Thursday, June 12, 2014

The Undefined Gamer: Bionicle in 2015... AGAIN!

I'm making this post as a response to the growing popularity addressing
the rumors of a 2015 Bionicle reboot.

      Since then, I have left the Biotube community to focus on bigger,
better projects. This Summer, I've tasked myself with finishing up my
play, shooting a short film, and writing a novella. While I still feel
the Bionicle universe has lots of potential, its execution was largely
      We all know the brand will come back one day. It's inevitable. All
Lego has to do is look to Bionicle's 2002 sales to realize how much
potential money is out there. Sure, markets have changed and so have
toys, but it is very possible for Lego to find the modern day
equivalent of the Bohrok.
      At this point, do I really care?
      From a toy standpoint, no. I have no use for the figures anymore.

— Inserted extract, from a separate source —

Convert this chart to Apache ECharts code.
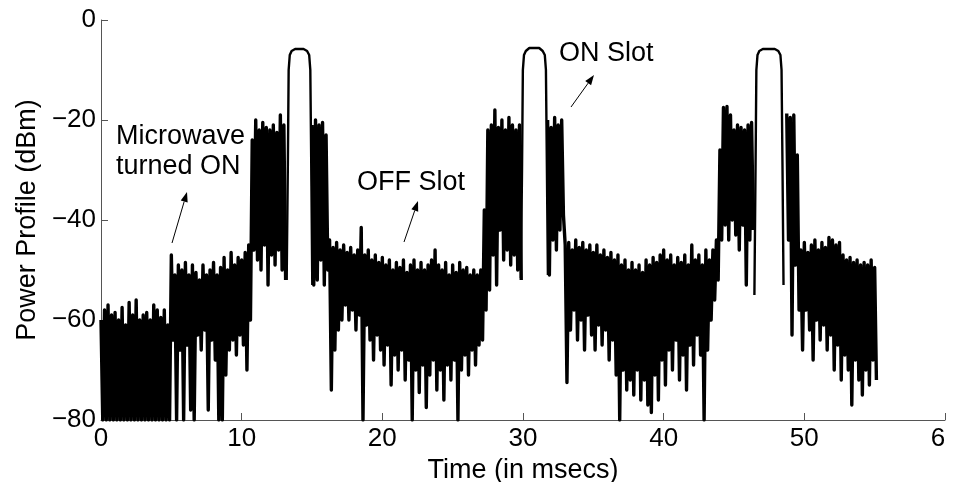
<!DOCTYPE html>
<html>
<head>
<meta charset="utf-8">
<script src="https://cdn.jsdelivr.net/npm/echarts@6/dist/echarts.min.js"></script>
<style>
html,body{margin:0;padding:0;background:#fff;}
#chart{width:959px;height:482px;}
</style>
</head>
<body>
<div id="chart"></div>
<script>
// ---- Data ----
const xTicks = [0, 10, 20, 30, 40, 50, 60];
const yTicks = [-80, -60, -40, -20, 0];
const noiseStart = 0;      // ms
const noiseStep = 0.25;    // ms between samples
// upper excursions of the noisy power trace (dBm), one row per ms, null = inside ON pulse
const noiseHigh = [
  -60, -58, -57, -59,
  -58.5, -60, -57.5, -61,
  -56.5, -59, -56, -60,
  -59, -58.5, -60, -57,
  -58, -59.5, -58, -61,
  -47, -51, -49, -50,
  -48.5, -51, -49, -50.5,
  -52, -49, -51, -50,
  -48.5, -51, -49.5, -47.5,
  -50, -46.5, -49, -47.5,
  -48, -46.5, -45, -24,
  -20, -22, -20.5, -21.5,
  -22, -21, -22.5, -19,
  -21, null, null, null,
  null, null, null, null,
  -21, -20, -21, -20.5,
  -23, -44, -45.5, -44.5,
  -46, -45, -46.5, -45.5,
  -47, -46, -41.5, -47,
  -46, -48, -47, -48.5,
  -47.5, -49, -48, -50,
  -48.5, -49.5, -48, -50.5,
  -49, -48, -50, -48.5,
  -50, -49, -48, -46,
  -49, -50, -48.5, -51,
  -49, -50.5, -48.5, -50,
  -49.5, -51, -50, -51,
  -50, -38, -22, -21,
  -18, -21.5, -20, -22,
  -19.5, -21, -22, -21,
  null, null, null, null,
  null, null, null, -20,
  -21.5, -19.5, -21, -20,
  -45, -44.5, -46, -44,
  -45.5, -44.5, -46, -45,
  -46.5, -45, -47, -46,
  -47.5, -46.5, -48, -47,
  -49, -48, -50, -48.5,
  -50, -49, -50.5, -48,
  -49, -47.5, -48.5, -47,
  -46, -48, -47, -49,
  -47.5, -48.5, -47, -49,
  -45, -48, -47, -49,
  -46, -48, -46, -44,
  -26, -17.5, -17.3, -19,
  -22, -21, -21.5, -22,
  -21, -20.5, null, null,
  null, null, null, null,
  null, null, null, -18.7,
  -19.5, -19, -27, -46,
  -44.5, -46.5, -45, -44,
  -46, -44.5, -45.5, -43.5,
  -44, -45, -44.5, -47,
  -48, -47.5, -48.5, -48,
  -49, -48.5, -49, -48,
  -49.5
];
// lower excursions, taken half a step later than each upper value
const noiseLow = [
  -80, -80, -80, -80,
  -80, -80, -80, -80,
  -80, -80, -80, -80,
  -80, -80, -80, -80,
  -80, -80, -80, -80,
  -64, -80, -66, -80,
  -65, -78, -80, -63,
  -66, -62, -78, -64,
  -68, -80, -80, -71,
  -66, -64, -67, -63,
  -65, -70, -60, -46,
  -48, -50, -45, -53,
  -47, -49, -46, -50,
  -52, null, null, null,
  null, null, null, null,
  -53, -52, -48, -53,
  -50, -74, -66, -62,
  -60, -57, -60, -58,
  -62, -59, -80, -61,
  -64, -68, -63, -66,
  -69, -65, -73, -67,
  -70, -66, -72, -68,
  -80, -70, -74.5, -69,
  -77.5, -71, -68, -74,
  -70, -76, -69, -72,
  -68, -80, -70, -67,
  -71, -66, -69, -65,
  -64, -58, -54, -47,
  -53, -42, -48, -46,
  -49, -47, -50, -52,
  null, null, null, null,
  null, null, null, -51,
  -44, -46, -42, -39,
  -72.5, -62, -58, -64,
  -60, -66, -59, -63,
  -66, -61, -65, -62,
  -68, -64, -71, -80,
  -70, -74, -72, -75,
  -70, -76, -72, -77,
  -78.5, -71, -76, -68,
  -73, -66, -70, -64,
  -72, -67, -74, -65,
  -69, -63, -67, -80,
  -66, -60, -56, -52,
  -44, -41, -44, -40,
  -43, -46, -41, -53,
  -44, -42, null, null,
  null, null, null, null,
  null, null, null, -44,
  -63, -49, -58, -66,
  -58, -62, -68, -60,
  -64, -61, -66, -63,
  -70, -65, -72, -67,
  -70, -77, -68, -72,
  -75, -70, -73, -68,
  -72
];
// ON-slot pulses (time in ms, power in dBm)
const pulse1T = [13.2, 13.28, 13.34, 13.42, 13.55, 13.8, 14.4, 14.65, 14.8, 14.88, 14.95, 15.02];
const pulse1P = [-52, -30, -10, -7, -6.2, -5.8, -5.8, -6.2, -7, -10, -30, -53];
const pulse2T = [29.85, 29.93, 29.99, 30.07, 30.2, 30.45, 31.15, 31.4, 31.55, 31.63, 31.7, 31.77];
const pulse2P = [-51.6, -30, -10, -7, -6.2, -5.6, -5.6, -6.2, -7, -10, -30, -51];
const pulse3T = [46.45, 46.53, 46.59, 46.67, 46.8, 47.05, 47.9, 48.15, 48.3, 48.38, 48.45, 48.52];
const pulse3P = [-55, -30, -10, -7, -6.2, -5.8, -5.8, -6.2, -7, -10, -30, -53];

// ---- Build series data ----
const noiseData = [];
for (let i = 0; i < noiseHigh.length; i++) {
  const t = noiseStart + i * noiseStep;
  if (noiseHigh[i] === null) { noiseData.push([t, '-']); continue; }
  noiseData.push([t, noiseHigh[i]]);
  if (noiseLow[i] !== null && noiseLow[i] !== undefined) noiseData.push([t + noiseStep / 2, noiseLow[i]]);
}
const pulseData = [];
[[pulse1T, pulse1P], [pulse2T, pulse2P], [pulse3T, pulse3P]].forEach(([ts, ps], k) => {
  if (k > 0) pulseData.push([ts[0] - 0.01, '-']);
  ts.forEach((t, j) => pulseData.push([t, ps[j]]));
});

const FONT = '"Liberation Sans", Arial, Helvetica, sans-serif';
const chart = echarts.init(document.getElementById('chart'), null, {renderer: 'canvas'});

function arrow(x1, y1, x2, y2) {
  const dx = x2 - x1, dy = y2 - y1, L = Math.hypot(dx, dy);
  const ux = dx / L, uy = dy / L, hl = 10, hw = 3.6;
  const bx = x2 - ux * hl, by = y2 - uy * hl;
  return [
    {type: 'line', shape: {x1: x1, y1: y1, x2: bx, y2: by}, style: {stroke: '#000', lineWidth: 1}, silent: true},
    {type: 'polygon', shape: {points: [[x2, y2], [bx - uy * hw, by + ux * hw], [bx + uy * hw, by - ux * hw]]}, style: {fill: '#000'}, silent: true}
  ];
}
function label(text, x, y) {
  return {type: 'text', x: x, y: y, style: {text: text, font: '27px ' + FONT, fill: '#000', textAlign: 'left', textVerticalAlign: 'middle'}, silent: true};
}

const option = {
  animation: false,
  backgroundColor: '#fff',
  grid: {left: 101, right: 14, top: 20, bottom: 62, containLabel: false, outerBoundsMode: 'none'},
  xAxis: {
    type: 'value', min: xTicks[0], max: xTicks[xTicks.length - 1], interval: 10,
    name: 'Time (in msecs)', nameLocation: 'middle', nameGap: 30,
    nameTextStyle: {fontFamily: FONT, fontSize: 27, color: '#000'},
    axisLine: {show: true, onZero: false, lineStyle: {color: '#555', width: 1}},
    axisTick: {show: true, inside: true, length: 7, lineStyle: {color: '#555'}},
    axisLabel: {
      fontFamily: FONT, fontSize: 26, color: '#000', margin: 6,
      formatter: v => v === 60 ? '{cut|6}' : String(v),
      rich: {cut: {fontFamily: FONT, fontSize: 26, color: '#000', padding: [0, 14, 0, 0]}}
    },
    splitLine: {show: false}
  },
  yAxis: {
    type: 'value', min: yTicks[0], max: yTicks[yTicks.length - 1], interval: 20,
    name: 'Power Profile (dBm)', nameLocation: 'middle', nameGap: 58,
    nameTextStyle: {fontFamily: FONT, fontSize: 27, color: '#000'},
    axisLine: {show: true, onZero: false, lineStyle: {color: '#555', width: 1}},
    axisTick: {show: true, inside: true, length: 7, lineStyle: {color: '#555'}},
    axisLabel: {fontFamily: FONT, fontSize: 26, color: '#000', margin: 5,
      formatter: v => v < 0 ? '\u2212' + Math.abs(v) : String(v)},
    splitLine: {show: false}
  },
  series: [
    {type: 'line', data: noiseData, symbol: 'none', connectNulls: false, clip: true, silent: true,
     lineStyle: {color: '#000', width: 3.4, join: 'round'}},
    {type: 'line', data: pulseData, symbol: 'none', connectNulls: false, clip: true, silent: true,
     lineStyle: {color: '#000', width: 2.4, join: 'round'}}
  ],
  graphic: [
    label('Microwave', 116, 137),
    label('turned ON', 116, 167),
    label('OFF Slot', 357, 183),
    label('ON Slot', 559, 54),
    ...arrow(172, 243, 187, 192),
    ...arrow(404, 242, 418, 201),
    ...arrow(571, 107, 594, 75)
  ]
};
chart.setOption(option);
</script>
</body>
</html>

I
haven't sought the need to play with toys for years (not that you can
play with Legos, they're sort of fragile) nor am I collector, and I've
already established that I've lost the drive to use them for
stopmotions this year, as other projects have caught my eye.
      Still, I'd like to see them in the hands of the next generation.
      With Lego's newfound ability to make movies that don't suck, it may be
possible for them to reboot the film franchise adequately, but it will
always suffer from conflicting themes. What made Bionicle stand out
(and almost got it rejected) was their warlike appearance. This
clearly catered to an older audience, though it attracted kids too.
However, it was still a toyline, and Lego thought it knew that the
younger audience would outrank the old.
      They were wrong.
      Needless to say, Lego did everything they could to cater to this young
audience, while trying to not make Bionicle lose its identity. This
carries over far too well in the films, as the filmmakers repeatedly
tried to make what essentially where action/adventure movies for kids.
It just didn't work, and served as unforgivable contrast to the
novellas, which were permitted to essentially do whatever the fuck
they wanted.
      I recommend reading them.
      Bionicle's problems occurred by their misguided need to cater to two
different audiences. Their efforts to cater to young kids alienated my
generation who grew up with it, while the complex storyline and at
times adult themes alienated the younger audience. Keep in mind,
nobody was doing particularly well with selling toys to this younger
audience as we saw everything from an increased demand in the video
game industry to the rise of mobile phones and tablets to a global
recession in the 00's.
      If Bionicle will do well, it needs to pick one audience, and using
Hero Factory as reference, it ain't gonna be the older audience.
      I still think in terms of an open-world style game, they should allow
a hardcore game studio to develop it, but only because of the gigantic
loads of potential there. Will it happen? Probably not. Their
executives will think that the only way to make a hardcore Bionicle
game successful is to connect with the old audience from their original
run. This is false. A hardcore game gains or loses popularity based on
the quality of its experience. There is so much one can do in terms of
a game in this universe, and if done properly, it can have as much
impact as Skyrim and Minecraft.
      Why? It has a gigantic universe, a long, rewarding immerse
storyline, a potential for a built-in mod mechanic far easier and
effect to use than Skyrim's, and a million and a long list of
potentially addicting sidequests.
      But Lego will probably give the license to some horrible
family-oriented company and release it for Wii U.
      As far as a reboot, I'm only interested in a game. Leave the comics
and books alone; they're perfect- err- they at least properly
represent everything Bionicle has to offer. I wouldn't change a thing.